However, there is a known issue with the NSFG data that affects any analyses involving counts of pregnancies generally and counts of unintended pregnancies especially. Less than half of pregnancies ending in induced abortion have been reported by respondents to the NSFG. This is depicted graphically in a previous article.
The Appendix 2 “Topic-Specific Notes” to the User’s Guide of the 2017-2019 NSFG states:
Abortions have always been under-reported in the NSFG and virtually all other demographic surveys. This has been determined by comparing NSFG weighted estimates of abortions with external data from abortion providers….
For the 2017-2019 NSFG, comparing pregnancies ending in abortion reported in 2012-2016 with the number of abortions in the Guttmacher Abortion Provider Census shows that approximately 38% of pregnancies ending in abortion were reported in the NSFG….

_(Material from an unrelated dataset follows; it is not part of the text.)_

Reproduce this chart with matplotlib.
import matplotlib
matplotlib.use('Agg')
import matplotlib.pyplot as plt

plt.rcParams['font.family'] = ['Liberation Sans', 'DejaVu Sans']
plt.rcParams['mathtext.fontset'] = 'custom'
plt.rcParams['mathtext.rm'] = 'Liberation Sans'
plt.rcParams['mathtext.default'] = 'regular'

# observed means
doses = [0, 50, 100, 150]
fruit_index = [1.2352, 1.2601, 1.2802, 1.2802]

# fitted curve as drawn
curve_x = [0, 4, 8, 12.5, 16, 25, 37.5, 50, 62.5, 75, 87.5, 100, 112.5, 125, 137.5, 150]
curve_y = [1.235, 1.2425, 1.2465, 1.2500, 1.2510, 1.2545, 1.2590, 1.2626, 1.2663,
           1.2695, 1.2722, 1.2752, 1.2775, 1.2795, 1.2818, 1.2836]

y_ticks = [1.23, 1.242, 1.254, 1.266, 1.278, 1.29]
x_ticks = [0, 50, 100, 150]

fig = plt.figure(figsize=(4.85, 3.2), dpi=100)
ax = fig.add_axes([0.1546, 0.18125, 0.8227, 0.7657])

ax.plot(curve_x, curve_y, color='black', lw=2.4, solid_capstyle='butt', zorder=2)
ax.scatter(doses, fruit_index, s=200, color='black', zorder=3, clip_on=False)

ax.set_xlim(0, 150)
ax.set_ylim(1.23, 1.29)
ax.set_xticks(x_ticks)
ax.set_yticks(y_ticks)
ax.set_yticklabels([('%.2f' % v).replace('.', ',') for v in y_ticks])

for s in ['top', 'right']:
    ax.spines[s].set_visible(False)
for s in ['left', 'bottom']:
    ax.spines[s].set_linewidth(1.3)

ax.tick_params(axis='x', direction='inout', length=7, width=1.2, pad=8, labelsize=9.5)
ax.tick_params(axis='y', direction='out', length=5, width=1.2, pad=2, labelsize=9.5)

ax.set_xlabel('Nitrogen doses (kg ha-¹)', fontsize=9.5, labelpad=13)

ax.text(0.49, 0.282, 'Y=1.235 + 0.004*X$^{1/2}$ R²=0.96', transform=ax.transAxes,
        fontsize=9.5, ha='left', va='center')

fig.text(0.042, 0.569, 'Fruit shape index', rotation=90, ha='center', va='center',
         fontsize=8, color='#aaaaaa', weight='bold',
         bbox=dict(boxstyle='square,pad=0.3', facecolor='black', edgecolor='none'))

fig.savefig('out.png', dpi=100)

Therefore, as in previous surveys, the NSFG staff advises NSFG data users that, generally speaking, NSFG data on abortion should not be used for substantive research focused on the determinants or consequences of abortion. The NSFG abortion data can be used for:
- methodological studies of factors affecting abortion reporting.
- studies of contraceptive efficacy, but only after the data are adjusted for the under-reporting of abortion. (“Appendix 2: Topic-Specific Notes for 2017-2019, NSFG User’s Guide” 2021)

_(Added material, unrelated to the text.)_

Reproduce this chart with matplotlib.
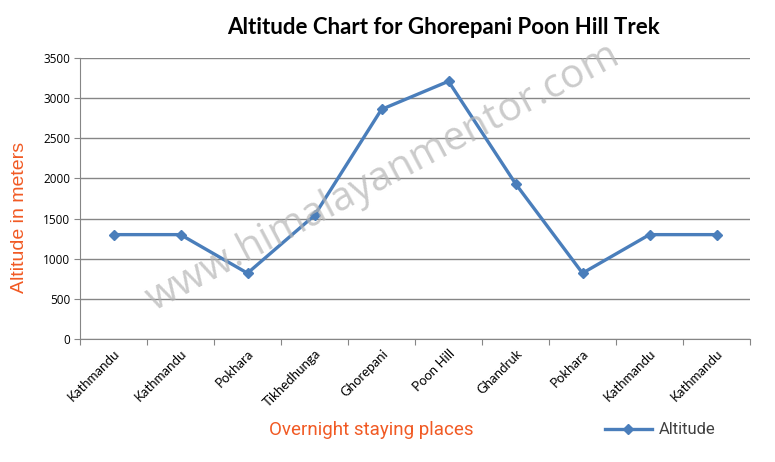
import numpy as np
import matplotlib.pyplot as plt
from matplotlib.lines import Line2D

places = ['Kathmandu', 'Kathmandu', 'Pokhara', 'Tikhedhunga', 'Ghorepani',
          'Poon Hill', 'Ghandruk', 'Pokhara', 'Kathmandu', 'Kathmandu']
altitude = [1300, 1300, 820, 1540, 2860, 3210, 1935, 820, 1300, 1300]
yticks = [0, 500, 1000, 1500, 2000, 2500, 3000, 3500]

blue = '#4A7EBB'
orange = '#F15A24'
grid_c = '#868686'

plt.rcParams['font.family'] = ['Lato', 'DejaVu Sans']

fig = plt.figure(figsize=(7.75, 4.62), dpi=100)
ax = fig.add_axes([80 / 775, 1 - 339 / 462, 670 / 775, 281 / 462])

x = np.arange(len(places))
ax.plot(x, altitude, color=blue, lw=2.4, marker='D', ms=5.5, zorder=3)

ax.set_xlim(-0.5, len(places) - 0.5)
ax.set_ylim(0, 3500)
ax.set_yticks(yticks)
ax.set_yticklabels([str(v) for v in yticks], fontsize=8.5, family=['Open Sans', 'DejaVu Sans'])
ax.yaxis.grid(True, color=grid_c, lw=1)
ax.set_axisbelow(True)
ax.tick_params(axis='y', length=4, color=grid_c, pad=3)

ax.set_xticks(np.arange(-0.5, len(places)), labels=[])
ax.set_xticks(x, minor=True)
ax.set_xticklabels(places, minor=True, rotation=45, ha='right',
                   rotation_mode='anchor', fontsize=9.5)
ax.tick_params(axis='x', which='major', length=4, color=grid_c)
ax.tick_params(axis='x', which='minor', length=0, pad=6)

for s in ['top', 'right']:
    ax.spines[s].set_visible(False)
for s in ['left', 'bottom']:
    ax.spines[s].set_color(grid_c)

fig.text(443 / 775, 1 - 28 / 462, 'Altitude Chart for Ghorepani Poon Hill Trek',
         ha='center', va='center', fontsize=16, fontweight='bold')
fig.text(20 / 775, 1 - 217 / 462, 'Altitude in meters', rotation=90,
         ha='center', va='center', fontsize=14, color=orange,
         family=['Liberation Sans', 'DejaVu Sans'])
fig.text(371 / 775, 1 - 430 / 462, 'Overnight staying places',
         ha='center', va='center', fontsize=13.5, color=orange,
         family=['Roboto', 'DejaVu Sans'])

# watermark
fig.text(383 / 775, 1 - 178 / 462, 'www.himalayanmentor.com', rotation=28,
         ha='center', va='center', fontsize=29, color='#b5b5b5', alpha=0.7,
         family=['Open Sans', 'DejaVu Sans'], zorder=0)

handle = Line2D([], [], color=blue, lw=2.4, marker='D', ms=5.5, markevery=[1])
fig.legend([handle], ['Altitude'], loc='center left',
           bbox_to_anchor=(590 / 775, 1 - 430 / 462), frameon=False,
           handlelength=2.8, handletextpad=0.4,
           prop={'family': ['Roboto', 'DejaVu Sans'], 'size': 12},
           labelcolor='#404040')

fig.savefig('out.png', dpi=100)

This issue has been known for some time,1 and it appears to be due to some number of respondents simply not reporting their pregnancies that ended in induced abortion. The Public Use Data Tape Documentation for Cycle 3 (1982) of the NSFG states:
As in the past in surveys of this kind, abortions were underreported by NSFG respondents. The number of induced abortions in the 5 years before the survey represents about 47 percent of the number reported during 1977-1981 by the Alan Guttmacher Institute…

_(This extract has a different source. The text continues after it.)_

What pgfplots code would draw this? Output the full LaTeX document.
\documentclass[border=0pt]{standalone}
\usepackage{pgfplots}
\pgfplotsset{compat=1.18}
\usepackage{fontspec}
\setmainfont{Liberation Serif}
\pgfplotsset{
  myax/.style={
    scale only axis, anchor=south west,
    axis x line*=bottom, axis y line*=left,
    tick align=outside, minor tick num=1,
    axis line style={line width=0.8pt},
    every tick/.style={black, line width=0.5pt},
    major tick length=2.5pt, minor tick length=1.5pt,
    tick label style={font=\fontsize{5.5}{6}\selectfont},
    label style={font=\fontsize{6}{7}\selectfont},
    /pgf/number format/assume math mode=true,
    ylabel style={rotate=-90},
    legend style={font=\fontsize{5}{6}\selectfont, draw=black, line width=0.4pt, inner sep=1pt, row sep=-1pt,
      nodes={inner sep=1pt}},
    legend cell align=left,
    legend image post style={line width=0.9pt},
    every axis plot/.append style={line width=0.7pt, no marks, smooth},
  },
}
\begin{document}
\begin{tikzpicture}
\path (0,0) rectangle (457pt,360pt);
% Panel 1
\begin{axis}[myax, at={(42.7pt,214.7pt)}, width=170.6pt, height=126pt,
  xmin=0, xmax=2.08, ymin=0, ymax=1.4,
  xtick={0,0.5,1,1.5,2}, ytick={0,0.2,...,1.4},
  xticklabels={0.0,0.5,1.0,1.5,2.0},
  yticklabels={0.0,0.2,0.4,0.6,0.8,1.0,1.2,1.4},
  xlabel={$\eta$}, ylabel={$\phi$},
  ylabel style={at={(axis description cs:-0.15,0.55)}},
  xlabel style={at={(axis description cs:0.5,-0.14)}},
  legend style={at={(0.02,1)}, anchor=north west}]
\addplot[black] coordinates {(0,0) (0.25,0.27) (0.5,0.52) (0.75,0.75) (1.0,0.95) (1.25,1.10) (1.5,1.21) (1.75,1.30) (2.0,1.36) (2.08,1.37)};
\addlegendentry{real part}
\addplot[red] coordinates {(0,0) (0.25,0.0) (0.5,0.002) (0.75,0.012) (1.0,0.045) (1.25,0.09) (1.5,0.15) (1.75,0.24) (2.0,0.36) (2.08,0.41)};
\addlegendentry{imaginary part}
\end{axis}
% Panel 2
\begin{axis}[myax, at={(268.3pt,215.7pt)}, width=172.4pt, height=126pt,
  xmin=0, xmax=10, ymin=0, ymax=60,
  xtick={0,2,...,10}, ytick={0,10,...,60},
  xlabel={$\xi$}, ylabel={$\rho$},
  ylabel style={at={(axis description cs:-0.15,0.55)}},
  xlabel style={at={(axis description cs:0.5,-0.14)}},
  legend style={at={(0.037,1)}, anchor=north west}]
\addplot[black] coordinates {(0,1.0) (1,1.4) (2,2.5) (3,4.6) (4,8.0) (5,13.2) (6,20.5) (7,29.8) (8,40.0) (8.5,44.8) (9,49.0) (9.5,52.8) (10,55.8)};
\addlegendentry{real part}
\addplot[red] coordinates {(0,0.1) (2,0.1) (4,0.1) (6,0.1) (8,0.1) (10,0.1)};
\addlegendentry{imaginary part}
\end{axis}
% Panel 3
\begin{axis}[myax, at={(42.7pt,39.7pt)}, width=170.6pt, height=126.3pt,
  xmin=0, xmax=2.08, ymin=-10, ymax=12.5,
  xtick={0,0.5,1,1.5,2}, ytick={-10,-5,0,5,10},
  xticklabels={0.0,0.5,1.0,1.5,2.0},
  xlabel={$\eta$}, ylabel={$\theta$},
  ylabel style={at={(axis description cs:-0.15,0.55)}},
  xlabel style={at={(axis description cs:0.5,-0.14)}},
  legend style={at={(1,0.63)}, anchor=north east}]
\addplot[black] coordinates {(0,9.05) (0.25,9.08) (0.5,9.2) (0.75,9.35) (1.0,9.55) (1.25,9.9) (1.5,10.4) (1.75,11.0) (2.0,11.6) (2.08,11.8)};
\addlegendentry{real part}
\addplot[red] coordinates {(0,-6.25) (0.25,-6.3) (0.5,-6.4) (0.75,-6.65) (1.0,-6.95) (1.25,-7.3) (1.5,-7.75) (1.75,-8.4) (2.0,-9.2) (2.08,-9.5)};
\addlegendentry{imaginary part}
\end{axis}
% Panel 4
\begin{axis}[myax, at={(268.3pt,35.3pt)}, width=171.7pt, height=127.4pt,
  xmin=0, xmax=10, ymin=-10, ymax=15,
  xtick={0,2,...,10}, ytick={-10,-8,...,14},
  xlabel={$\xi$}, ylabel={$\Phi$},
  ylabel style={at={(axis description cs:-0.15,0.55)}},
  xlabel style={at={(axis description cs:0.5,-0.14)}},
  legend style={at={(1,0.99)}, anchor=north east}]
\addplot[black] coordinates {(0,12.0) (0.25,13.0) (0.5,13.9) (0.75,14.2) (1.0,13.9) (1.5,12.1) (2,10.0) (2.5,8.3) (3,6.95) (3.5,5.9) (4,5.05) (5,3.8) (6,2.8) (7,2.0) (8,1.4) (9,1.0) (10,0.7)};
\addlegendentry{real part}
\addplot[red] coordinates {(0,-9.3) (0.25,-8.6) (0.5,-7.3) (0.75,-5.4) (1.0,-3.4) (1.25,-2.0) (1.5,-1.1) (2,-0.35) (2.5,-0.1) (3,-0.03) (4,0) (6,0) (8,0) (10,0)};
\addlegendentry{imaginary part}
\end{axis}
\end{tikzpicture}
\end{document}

With due allowance for sampling variability, estimates of numbers of live births and of miscarriages and stillbirths correspond fairly well to information from other data sources. It appears that, rather than misreporting pregnancy outcomes, the majority of the underreporting is the result of women not reporting at all the pregnancies that ended in abortions. (“Public Use Data Tape Documentation, National Survey of Family Growth, Cycle III 1982” 1986)
As a result of this, any analyses involving counts of pregnancies – especially unintended pregnancies – based on unadjusted NSFG data would be flawed. For instance, analysis of contraceptive efficacy based on unadjusted NSFG data would underestimate contraceptive failure due to the under-counting of pregnancies that ended in induced abortion which resulted from contraceptive failure.
Such analyses have been done in the past, and they have attempted to compensate for the abortion under-reporting in the NSFG data by using back-of-the-envelope arithmetic adjustments. (Sundaram et al. 2017; Kost et al. 2008; Fu et al. 1999; Jones and Forrest 1992; Grady, Hayward, and Yagi 1986) While such approaches are plausible, they have the disadvantage of limiting what statistical methodologies can be used in the analysis to just those that are amenable to such adjustments.
Weights to Compensate for Abortion Under-Reporting
Herein are provided survey weights for NSFG public use data files that have been adjusted to compensate for abortion under-reporting. Incorporating the adjustments for abortion under-reporting into the survey weights has the advantage that once these adjusted weights are used, all of the full range of statistical methodologies available in the analysis of surveys can be used, and they can be used without any back-of-the-envelope arithmetic adjustments.
For instance, using these adjusted weights, regression analysis can be done with unintended pregnancy as one of the model variables simply by using the svyglm
function of the survey
library for the R statistical programming language or by using the SURVEYREG
or SURVEYLOGISTIC
procedures of the SAS statistical programming language.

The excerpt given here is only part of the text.